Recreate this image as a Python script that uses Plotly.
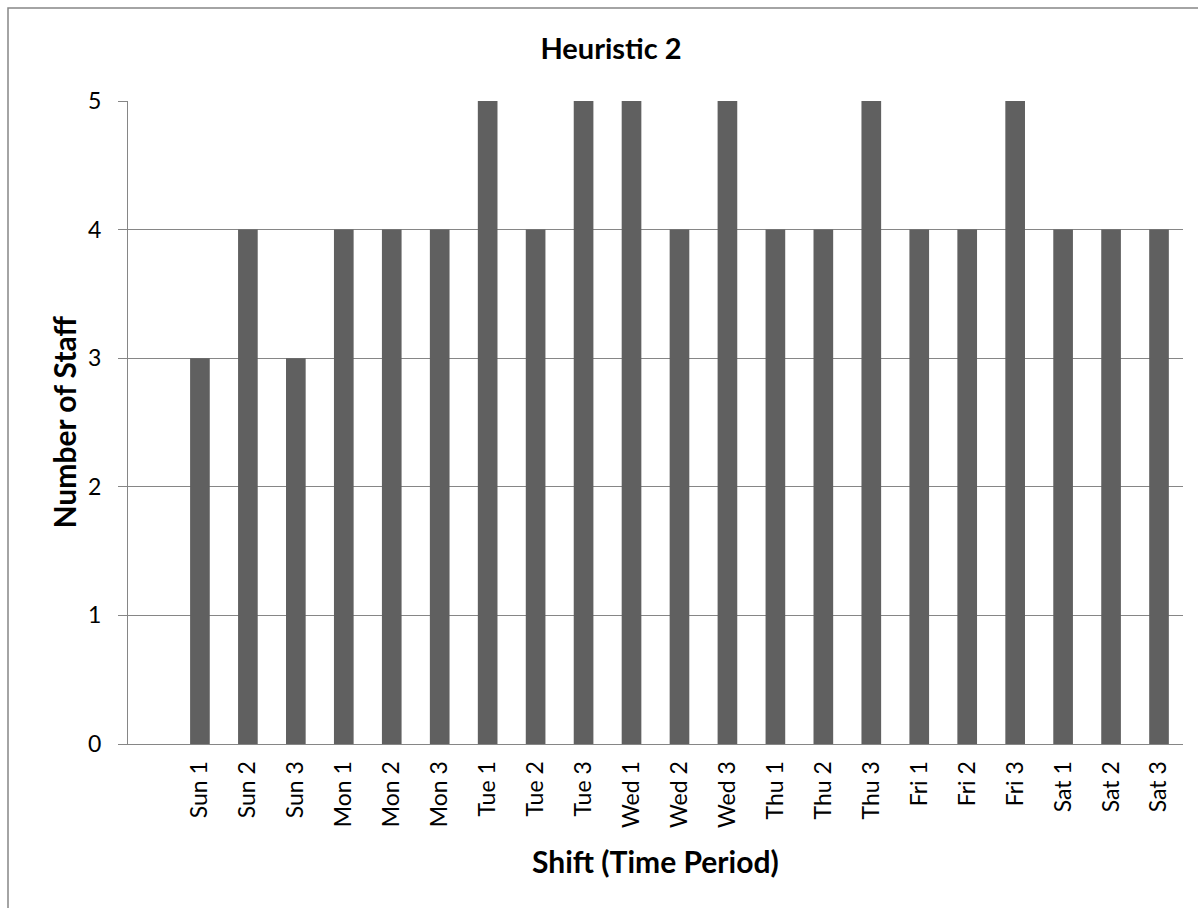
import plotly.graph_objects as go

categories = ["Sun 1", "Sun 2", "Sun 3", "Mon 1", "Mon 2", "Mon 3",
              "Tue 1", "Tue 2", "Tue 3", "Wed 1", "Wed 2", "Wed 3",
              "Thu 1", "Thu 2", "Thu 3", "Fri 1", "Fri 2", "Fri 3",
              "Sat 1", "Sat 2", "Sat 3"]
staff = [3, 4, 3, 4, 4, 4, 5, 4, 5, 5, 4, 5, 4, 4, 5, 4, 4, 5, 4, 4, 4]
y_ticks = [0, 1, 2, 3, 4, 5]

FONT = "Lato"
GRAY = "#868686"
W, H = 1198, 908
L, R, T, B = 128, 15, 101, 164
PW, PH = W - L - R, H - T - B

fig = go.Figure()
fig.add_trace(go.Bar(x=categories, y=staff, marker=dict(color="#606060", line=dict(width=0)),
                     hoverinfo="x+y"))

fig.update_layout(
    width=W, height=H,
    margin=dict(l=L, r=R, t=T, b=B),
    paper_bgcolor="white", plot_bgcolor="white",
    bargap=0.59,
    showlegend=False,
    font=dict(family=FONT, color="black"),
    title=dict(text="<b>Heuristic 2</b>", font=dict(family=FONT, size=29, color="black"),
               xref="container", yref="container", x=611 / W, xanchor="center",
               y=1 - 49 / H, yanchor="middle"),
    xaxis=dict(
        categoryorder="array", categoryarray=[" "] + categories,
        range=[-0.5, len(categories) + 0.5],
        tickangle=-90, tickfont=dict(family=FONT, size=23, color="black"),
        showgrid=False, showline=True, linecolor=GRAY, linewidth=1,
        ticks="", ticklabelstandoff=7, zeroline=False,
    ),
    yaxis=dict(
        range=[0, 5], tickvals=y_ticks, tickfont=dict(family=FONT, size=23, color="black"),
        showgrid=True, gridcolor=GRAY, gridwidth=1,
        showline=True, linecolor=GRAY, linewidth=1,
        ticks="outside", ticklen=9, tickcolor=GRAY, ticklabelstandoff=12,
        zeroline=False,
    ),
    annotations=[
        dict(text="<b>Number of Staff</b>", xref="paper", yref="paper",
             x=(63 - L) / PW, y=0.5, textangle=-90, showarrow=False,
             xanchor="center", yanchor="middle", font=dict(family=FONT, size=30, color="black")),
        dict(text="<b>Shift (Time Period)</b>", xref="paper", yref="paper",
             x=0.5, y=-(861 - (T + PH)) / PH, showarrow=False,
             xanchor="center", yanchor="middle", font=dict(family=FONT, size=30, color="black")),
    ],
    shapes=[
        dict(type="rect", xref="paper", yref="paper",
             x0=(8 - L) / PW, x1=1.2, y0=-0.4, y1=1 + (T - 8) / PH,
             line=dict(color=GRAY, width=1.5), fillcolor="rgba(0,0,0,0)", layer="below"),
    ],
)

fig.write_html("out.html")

◆ WHAT THE TASK REQUIRES: Go from the first line of the listing to the line holding "import plotly.graph_objects as go" and, please, transcribe those lines exactly, both included, with no pictures.

◆ RESULT OF THIS EXERCISE:
Recreate this image as a Python script that uses Plotly.
import plotly.graph_objects as go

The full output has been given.